Member of the Bangladesh Parliament for Satkhira-3
- In office 6 January 2009 – 6 August 2024
- Preceded by: AM Riasat Ali Biswas

Minister of Health and Family Welfare
- In office 6 January 2009 – 12 January 2014
- Preceded by: Mizanur Rahman Sinha
- Succeeded by: Mohammed Nasim

Personal details
- Born: 11 February 1944 (age 82) Satkhira District, Bengal Presidency, British India
- Party: Bangladesh Awami League

= AFM Ruhal Haque =

Bangladeshi politician

AFM Ruhal Haque (born 11 February 1944) is a Bangladesh Awami League politician and a former minister of health and family welfare.

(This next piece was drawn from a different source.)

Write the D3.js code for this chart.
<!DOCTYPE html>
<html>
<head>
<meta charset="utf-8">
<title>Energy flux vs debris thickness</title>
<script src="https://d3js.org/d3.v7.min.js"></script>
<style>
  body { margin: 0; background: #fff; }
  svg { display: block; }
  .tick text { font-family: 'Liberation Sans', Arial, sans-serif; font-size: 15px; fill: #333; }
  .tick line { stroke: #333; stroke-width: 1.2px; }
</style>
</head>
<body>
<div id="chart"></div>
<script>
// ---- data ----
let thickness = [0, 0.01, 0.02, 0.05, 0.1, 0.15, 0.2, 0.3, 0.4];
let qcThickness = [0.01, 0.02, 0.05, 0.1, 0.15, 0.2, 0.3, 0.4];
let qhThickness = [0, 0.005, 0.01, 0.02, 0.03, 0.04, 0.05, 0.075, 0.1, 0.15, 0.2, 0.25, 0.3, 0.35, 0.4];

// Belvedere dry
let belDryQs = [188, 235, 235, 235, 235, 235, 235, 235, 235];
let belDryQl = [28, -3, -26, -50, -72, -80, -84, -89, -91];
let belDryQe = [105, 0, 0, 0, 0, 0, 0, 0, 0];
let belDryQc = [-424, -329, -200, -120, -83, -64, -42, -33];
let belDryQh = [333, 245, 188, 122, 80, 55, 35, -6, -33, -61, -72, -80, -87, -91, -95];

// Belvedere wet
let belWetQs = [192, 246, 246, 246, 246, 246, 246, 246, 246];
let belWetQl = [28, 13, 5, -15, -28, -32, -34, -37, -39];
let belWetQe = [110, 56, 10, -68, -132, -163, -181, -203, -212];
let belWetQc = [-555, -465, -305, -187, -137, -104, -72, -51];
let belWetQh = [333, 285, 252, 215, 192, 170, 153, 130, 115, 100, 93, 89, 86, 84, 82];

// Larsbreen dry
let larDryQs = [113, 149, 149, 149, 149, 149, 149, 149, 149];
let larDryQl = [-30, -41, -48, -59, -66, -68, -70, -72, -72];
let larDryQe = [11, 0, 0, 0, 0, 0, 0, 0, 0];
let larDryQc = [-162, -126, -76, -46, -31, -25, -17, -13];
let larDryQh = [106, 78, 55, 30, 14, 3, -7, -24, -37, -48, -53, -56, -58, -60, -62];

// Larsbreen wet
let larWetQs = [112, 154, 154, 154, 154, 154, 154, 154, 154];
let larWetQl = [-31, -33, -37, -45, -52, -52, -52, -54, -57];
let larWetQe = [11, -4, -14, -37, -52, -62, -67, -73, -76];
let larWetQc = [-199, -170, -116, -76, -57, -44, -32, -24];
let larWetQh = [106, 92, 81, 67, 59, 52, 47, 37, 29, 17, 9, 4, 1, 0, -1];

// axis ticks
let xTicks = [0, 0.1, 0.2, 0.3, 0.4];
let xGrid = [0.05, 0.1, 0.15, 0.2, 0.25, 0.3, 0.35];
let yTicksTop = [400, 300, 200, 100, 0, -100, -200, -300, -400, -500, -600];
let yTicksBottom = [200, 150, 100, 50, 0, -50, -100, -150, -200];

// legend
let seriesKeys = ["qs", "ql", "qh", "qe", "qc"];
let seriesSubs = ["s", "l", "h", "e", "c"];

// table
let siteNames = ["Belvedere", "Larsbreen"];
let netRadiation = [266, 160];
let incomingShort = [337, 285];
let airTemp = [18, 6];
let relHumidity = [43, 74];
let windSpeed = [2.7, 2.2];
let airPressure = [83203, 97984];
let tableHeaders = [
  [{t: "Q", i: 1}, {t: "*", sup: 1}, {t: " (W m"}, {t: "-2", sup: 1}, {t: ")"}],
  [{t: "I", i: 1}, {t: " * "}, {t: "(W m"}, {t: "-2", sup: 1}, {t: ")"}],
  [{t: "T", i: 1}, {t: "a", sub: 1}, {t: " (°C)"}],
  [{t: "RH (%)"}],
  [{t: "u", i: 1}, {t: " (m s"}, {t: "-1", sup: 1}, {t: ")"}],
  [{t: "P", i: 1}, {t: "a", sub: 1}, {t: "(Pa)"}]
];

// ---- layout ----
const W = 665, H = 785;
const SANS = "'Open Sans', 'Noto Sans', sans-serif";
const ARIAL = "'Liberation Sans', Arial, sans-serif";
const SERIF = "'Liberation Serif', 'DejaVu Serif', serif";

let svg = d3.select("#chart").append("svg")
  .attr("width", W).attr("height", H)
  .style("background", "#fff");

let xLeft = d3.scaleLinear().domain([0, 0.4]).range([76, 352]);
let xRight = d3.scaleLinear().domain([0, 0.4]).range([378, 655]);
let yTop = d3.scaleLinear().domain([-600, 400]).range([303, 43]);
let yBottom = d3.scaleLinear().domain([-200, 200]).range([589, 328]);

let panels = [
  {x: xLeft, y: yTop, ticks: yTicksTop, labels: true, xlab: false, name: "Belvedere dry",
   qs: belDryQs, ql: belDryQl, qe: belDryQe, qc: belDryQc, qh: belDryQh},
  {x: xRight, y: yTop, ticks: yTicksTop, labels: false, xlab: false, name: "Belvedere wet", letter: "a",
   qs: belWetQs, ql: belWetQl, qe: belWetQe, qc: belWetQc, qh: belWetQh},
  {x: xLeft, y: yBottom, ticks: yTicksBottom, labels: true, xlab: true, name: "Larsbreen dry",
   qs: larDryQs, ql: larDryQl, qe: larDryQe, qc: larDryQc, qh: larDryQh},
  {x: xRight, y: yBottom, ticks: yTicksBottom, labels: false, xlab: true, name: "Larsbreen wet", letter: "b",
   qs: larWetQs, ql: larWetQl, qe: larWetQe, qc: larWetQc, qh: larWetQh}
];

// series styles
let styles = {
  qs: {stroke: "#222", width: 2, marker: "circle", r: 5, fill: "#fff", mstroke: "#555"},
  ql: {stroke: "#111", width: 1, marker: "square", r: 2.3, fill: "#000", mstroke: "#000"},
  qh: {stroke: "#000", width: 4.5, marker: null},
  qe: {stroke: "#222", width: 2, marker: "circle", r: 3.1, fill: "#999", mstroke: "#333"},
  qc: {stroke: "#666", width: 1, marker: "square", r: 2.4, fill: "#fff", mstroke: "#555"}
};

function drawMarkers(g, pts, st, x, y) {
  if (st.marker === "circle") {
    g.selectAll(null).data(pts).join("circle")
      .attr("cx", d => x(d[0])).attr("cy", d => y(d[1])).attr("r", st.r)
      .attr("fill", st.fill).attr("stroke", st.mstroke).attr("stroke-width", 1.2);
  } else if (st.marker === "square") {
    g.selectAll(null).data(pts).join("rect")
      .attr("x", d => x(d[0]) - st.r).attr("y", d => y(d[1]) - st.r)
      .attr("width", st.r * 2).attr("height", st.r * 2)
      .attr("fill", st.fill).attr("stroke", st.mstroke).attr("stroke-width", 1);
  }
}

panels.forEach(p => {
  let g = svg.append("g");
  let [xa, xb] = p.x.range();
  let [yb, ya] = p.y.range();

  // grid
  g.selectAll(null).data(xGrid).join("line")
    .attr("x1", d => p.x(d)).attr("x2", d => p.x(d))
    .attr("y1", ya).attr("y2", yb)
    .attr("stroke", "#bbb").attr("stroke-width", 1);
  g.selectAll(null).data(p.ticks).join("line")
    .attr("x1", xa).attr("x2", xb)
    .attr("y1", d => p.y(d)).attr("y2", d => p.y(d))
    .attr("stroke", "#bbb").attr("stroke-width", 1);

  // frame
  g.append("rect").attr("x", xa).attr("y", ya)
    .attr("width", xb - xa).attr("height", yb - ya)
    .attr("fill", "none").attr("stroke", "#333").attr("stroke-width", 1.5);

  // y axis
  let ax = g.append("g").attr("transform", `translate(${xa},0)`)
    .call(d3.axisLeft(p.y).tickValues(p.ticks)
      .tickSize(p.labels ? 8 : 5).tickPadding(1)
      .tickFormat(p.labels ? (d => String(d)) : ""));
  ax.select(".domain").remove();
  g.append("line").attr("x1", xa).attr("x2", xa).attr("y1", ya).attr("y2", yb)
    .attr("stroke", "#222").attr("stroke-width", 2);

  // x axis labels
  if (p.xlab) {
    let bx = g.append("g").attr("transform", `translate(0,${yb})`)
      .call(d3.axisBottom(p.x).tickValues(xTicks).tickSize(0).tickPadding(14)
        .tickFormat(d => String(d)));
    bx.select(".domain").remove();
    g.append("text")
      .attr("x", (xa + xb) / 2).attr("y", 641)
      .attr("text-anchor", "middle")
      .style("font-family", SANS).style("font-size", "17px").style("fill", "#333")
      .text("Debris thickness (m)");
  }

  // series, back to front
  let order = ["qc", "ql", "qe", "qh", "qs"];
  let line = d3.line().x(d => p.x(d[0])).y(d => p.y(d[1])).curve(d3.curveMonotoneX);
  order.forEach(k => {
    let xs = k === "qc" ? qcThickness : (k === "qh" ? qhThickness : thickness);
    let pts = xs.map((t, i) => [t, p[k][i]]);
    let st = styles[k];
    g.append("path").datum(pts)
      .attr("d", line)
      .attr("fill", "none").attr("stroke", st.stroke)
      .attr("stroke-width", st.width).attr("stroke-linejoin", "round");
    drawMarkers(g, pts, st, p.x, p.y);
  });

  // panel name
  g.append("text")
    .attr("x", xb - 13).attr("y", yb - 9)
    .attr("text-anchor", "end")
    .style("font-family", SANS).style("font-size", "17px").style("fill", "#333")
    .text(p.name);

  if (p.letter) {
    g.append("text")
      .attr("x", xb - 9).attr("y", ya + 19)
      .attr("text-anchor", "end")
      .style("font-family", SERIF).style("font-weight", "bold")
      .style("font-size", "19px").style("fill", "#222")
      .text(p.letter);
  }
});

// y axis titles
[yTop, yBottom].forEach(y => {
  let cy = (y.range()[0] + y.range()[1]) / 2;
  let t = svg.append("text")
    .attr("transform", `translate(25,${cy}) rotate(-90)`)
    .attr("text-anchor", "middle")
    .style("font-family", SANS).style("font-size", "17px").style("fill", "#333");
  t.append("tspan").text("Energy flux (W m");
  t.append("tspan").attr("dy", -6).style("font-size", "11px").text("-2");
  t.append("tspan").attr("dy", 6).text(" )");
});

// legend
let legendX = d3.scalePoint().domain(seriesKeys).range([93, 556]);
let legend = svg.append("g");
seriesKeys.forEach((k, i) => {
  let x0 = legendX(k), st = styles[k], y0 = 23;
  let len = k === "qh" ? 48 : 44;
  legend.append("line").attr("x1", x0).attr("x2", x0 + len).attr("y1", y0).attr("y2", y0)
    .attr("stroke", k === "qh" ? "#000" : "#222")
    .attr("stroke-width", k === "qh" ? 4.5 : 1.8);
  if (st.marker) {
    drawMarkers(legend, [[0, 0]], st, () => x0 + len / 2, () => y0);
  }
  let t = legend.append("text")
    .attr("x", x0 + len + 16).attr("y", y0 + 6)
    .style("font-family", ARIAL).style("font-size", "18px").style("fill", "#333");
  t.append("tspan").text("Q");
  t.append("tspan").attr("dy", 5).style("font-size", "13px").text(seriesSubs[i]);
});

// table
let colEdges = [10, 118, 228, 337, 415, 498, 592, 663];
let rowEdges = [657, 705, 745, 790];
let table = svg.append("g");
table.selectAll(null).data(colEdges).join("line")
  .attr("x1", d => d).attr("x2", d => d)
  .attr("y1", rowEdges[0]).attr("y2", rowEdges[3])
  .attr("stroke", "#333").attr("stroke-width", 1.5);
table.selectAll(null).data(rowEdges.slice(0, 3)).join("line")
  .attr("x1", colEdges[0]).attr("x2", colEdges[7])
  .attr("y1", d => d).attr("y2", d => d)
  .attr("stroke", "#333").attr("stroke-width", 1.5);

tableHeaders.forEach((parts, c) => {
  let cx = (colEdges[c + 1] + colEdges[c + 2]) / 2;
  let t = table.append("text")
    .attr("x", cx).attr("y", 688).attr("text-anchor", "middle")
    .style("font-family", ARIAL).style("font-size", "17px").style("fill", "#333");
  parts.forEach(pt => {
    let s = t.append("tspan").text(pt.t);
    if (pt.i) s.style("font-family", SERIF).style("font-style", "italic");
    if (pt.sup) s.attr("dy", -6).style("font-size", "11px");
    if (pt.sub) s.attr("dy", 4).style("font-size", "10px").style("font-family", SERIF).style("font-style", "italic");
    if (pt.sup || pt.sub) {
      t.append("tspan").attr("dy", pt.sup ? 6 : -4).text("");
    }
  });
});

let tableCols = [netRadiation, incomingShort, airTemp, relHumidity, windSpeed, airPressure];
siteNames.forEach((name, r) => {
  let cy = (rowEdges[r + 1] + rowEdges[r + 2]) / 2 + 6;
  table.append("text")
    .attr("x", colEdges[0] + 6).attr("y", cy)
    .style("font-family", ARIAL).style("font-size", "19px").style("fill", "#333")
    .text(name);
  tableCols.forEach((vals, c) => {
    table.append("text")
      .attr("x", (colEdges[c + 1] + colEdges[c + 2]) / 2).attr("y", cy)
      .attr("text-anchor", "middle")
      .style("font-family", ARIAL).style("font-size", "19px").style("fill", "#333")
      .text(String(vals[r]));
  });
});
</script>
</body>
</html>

He served as a Jatiya Sangsad member representing the Satkhira-3 constituency during 2009–2024.

==Early life==
Ruhal Haque graduated with an MBBS and worked as a doctor.

==Career==
Haque was elected to parliament in 2008, 2014, and 2018 from Satkhira-3 as a Bangladesh Awami League candidate. He was made the president of Swadhinata Chikitshak Parishad, a pro-Awami League doctors association, by Prime Minister Sheikh Hasina. He served as the minister of health and family welfare during 2009–2014.